Set problem: Keep every line where the word "with" appears; drop the rest.
--- --- ---
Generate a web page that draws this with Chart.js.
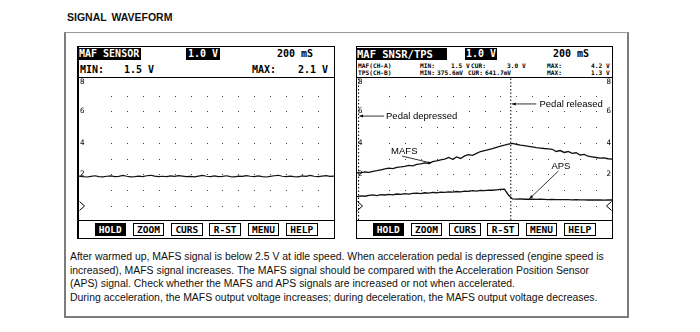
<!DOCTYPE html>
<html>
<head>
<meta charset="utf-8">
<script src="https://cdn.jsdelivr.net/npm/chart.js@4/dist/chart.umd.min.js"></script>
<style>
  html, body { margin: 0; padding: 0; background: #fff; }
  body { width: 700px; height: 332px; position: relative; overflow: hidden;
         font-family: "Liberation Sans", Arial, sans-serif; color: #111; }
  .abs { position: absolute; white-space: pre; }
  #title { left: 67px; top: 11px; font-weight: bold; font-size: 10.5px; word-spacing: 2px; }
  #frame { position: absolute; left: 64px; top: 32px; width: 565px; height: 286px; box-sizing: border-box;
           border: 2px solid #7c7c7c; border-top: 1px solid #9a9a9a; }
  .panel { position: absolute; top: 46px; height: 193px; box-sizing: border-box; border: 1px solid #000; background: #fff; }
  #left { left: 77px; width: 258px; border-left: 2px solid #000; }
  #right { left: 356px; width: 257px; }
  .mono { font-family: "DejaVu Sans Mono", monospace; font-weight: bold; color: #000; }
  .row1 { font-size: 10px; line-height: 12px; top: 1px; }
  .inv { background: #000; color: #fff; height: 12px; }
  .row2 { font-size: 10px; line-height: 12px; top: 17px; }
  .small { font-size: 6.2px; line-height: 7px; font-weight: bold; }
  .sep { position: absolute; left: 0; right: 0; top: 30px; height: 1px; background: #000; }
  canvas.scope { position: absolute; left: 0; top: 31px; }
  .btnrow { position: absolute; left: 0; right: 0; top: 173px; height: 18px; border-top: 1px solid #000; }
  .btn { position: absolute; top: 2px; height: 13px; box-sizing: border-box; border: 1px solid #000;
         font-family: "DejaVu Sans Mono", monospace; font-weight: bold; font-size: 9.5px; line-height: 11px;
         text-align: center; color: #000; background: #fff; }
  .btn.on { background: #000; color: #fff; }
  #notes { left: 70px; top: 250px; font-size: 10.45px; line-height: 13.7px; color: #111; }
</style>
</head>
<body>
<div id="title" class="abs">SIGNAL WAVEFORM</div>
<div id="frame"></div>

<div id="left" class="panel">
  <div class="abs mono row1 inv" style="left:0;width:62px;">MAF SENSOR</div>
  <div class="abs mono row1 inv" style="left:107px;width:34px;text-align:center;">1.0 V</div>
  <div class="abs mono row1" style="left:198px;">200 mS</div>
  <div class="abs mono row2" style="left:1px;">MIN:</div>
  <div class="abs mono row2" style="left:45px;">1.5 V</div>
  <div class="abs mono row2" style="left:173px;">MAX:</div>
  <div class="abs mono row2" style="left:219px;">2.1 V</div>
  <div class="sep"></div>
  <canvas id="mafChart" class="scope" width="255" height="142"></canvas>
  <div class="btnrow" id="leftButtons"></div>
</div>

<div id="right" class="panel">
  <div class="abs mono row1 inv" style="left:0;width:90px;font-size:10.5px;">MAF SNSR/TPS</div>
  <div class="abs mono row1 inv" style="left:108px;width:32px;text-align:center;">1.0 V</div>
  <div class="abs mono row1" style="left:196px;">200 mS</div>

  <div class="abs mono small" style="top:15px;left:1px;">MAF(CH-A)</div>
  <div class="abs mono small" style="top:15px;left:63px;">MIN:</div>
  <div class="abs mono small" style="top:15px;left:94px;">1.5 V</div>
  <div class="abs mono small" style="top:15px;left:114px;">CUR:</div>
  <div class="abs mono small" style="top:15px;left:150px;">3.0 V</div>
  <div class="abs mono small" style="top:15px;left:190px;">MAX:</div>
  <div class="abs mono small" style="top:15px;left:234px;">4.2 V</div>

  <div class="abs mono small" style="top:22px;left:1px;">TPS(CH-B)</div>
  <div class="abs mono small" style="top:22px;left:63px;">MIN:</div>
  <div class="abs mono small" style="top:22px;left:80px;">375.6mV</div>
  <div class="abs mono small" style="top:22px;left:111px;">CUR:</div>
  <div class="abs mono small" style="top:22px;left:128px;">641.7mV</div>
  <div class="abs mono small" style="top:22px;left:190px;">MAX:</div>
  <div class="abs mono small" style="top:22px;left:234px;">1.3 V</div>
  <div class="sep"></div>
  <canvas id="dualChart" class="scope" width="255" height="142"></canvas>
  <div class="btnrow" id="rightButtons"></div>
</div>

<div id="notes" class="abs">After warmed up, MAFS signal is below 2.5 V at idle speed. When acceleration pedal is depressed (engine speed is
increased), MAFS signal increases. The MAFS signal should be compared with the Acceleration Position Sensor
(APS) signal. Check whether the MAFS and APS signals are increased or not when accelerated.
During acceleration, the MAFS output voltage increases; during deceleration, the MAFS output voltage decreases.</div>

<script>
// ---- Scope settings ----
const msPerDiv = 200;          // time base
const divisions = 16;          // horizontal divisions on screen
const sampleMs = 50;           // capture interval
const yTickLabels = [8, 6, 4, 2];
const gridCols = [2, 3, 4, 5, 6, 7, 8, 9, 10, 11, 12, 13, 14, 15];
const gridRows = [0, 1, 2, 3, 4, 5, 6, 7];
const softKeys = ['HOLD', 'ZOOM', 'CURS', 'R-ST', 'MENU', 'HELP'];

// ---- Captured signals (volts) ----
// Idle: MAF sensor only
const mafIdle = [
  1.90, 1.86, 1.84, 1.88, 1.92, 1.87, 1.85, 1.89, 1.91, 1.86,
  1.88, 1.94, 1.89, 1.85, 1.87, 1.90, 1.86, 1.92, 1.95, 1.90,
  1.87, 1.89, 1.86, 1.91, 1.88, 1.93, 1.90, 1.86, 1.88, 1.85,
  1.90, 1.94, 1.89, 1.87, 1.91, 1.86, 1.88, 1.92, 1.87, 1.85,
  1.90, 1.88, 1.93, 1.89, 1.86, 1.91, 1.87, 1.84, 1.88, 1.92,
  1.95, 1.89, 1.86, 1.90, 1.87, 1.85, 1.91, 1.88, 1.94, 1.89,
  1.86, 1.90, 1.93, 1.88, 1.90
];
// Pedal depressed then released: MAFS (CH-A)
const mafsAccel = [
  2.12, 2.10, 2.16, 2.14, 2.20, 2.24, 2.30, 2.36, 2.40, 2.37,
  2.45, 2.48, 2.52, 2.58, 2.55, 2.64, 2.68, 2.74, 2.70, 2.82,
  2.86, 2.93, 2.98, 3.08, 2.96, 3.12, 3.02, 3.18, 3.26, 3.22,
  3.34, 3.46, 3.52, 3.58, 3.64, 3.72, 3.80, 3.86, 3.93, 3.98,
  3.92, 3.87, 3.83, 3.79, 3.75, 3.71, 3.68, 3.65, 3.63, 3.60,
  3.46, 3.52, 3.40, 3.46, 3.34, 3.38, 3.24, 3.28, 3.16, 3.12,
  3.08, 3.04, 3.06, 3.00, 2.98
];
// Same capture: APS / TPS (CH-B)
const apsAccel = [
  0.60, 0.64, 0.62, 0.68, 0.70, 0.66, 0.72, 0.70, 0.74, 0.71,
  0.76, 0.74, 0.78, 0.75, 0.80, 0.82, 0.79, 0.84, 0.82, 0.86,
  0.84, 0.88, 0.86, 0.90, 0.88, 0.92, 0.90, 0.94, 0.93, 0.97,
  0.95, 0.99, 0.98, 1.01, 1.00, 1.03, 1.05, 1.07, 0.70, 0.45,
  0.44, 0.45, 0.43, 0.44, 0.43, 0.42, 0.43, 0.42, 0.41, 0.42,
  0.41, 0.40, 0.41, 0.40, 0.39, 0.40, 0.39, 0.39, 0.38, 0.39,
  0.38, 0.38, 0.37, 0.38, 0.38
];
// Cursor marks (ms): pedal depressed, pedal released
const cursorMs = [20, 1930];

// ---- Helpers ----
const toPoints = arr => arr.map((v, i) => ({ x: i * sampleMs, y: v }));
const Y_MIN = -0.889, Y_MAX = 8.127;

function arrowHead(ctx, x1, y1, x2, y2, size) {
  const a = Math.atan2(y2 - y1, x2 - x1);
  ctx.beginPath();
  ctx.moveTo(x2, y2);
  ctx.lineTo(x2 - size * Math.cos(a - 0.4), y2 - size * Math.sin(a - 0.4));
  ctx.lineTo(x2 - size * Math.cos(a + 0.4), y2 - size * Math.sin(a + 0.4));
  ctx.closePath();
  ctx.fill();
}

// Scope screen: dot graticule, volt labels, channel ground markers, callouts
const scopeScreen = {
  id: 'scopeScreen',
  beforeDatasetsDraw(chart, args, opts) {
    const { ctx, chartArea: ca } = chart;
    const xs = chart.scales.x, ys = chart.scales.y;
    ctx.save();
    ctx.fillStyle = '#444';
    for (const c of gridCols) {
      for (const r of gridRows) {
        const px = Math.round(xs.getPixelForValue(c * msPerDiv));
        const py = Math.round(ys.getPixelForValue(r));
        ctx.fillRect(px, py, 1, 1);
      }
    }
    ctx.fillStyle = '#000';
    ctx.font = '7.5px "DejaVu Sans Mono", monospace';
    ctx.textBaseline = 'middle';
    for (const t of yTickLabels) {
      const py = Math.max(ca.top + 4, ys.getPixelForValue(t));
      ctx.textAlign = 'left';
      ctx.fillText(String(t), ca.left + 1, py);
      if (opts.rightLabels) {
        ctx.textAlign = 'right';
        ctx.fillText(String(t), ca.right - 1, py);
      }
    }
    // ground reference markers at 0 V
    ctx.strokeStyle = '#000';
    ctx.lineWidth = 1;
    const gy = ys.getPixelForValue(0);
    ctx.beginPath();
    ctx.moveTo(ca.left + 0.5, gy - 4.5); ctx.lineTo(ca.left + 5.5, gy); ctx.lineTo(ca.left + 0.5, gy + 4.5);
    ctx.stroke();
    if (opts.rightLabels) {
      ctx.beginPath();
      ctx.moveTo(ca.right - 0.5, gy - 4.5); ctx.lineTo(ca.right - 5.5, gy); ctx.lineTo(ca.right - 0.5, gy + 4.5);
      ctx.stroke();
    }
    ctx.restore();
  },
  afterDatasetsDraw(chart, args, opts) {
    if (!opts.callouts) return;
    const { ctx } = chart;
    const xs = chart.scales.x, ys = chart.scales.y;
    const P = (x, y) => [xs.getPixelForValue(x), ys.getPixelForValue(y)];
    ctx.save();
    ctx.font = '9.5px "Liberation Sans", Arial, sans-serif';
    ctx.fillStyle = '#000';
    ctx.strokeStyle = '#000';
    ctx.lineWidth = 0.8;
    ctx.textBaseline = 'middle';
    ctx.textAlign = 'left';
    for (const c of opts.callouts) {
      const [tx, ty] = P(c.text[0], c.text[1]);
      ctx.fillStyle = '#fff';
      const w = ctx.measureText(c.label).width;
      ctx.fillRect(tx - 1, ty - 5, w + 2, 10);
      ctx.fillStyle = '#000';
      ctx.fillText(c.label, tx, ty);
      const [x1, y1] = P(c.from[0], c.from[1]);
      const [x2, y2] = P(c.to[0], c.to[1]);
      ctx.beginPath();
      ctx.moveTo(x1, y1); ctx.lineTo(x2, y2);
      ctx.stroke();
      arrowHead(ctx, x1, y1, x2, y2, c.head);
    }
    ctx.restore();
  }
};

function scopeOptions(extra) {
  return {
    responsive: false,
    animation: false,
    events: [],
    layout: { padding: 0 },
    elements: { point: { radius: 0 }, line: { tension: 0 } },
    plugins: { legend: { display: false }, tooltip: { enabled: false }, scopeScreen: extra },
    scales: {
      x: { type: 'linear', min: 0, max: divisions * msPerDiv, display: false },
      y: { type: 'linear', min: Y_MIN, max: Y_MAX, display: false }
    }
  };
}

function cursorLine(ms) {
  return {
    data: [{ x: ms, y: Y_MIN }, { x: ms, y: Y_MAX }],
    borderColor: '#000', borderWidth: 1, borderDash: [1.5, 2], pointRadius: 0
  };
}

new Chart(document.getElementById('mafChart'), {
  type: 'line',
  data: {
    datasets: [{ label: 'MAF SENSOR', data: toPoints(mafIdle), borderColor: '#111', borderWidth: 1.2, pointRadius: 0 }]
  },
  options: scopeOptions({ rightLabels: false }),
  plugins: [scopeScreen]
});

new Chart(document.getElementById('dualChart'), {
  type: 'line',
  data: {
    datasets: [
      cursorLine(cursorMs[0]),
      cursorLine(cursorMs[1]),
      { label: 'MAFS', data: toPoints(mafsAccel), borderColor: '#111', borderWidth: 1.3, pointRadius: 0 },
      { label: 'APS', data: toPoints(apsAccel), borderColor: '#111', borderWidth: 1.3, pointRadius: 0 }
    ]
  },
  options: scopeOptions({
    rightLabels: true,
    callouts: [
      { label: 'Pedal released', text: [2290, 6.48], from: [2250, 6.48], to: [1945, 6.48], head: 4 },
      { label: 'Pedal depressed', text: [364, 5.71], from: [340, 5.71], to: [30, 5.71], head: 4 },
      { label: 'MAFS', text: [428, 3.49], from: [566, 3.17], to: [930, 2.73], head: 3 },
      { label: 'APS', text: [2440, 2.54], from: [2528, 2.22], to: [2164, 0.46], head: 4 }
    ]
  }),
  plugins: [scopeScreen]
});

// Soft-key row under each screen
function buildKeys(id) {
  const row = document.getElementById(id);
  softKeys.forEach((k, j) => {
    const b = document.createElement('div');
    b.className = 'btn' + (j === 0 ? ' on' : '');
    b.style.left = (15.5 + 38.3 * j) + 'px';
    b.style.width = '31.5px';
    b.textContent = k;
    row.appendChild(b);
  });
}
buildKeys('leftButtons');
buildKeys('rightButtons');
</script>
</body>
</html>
--- --- ---
Reply:
Generate a web page that draws this with Chart.js.
increased), MAFS signal increases. The MAFS signal should be compared with the Acceleration Position Sensor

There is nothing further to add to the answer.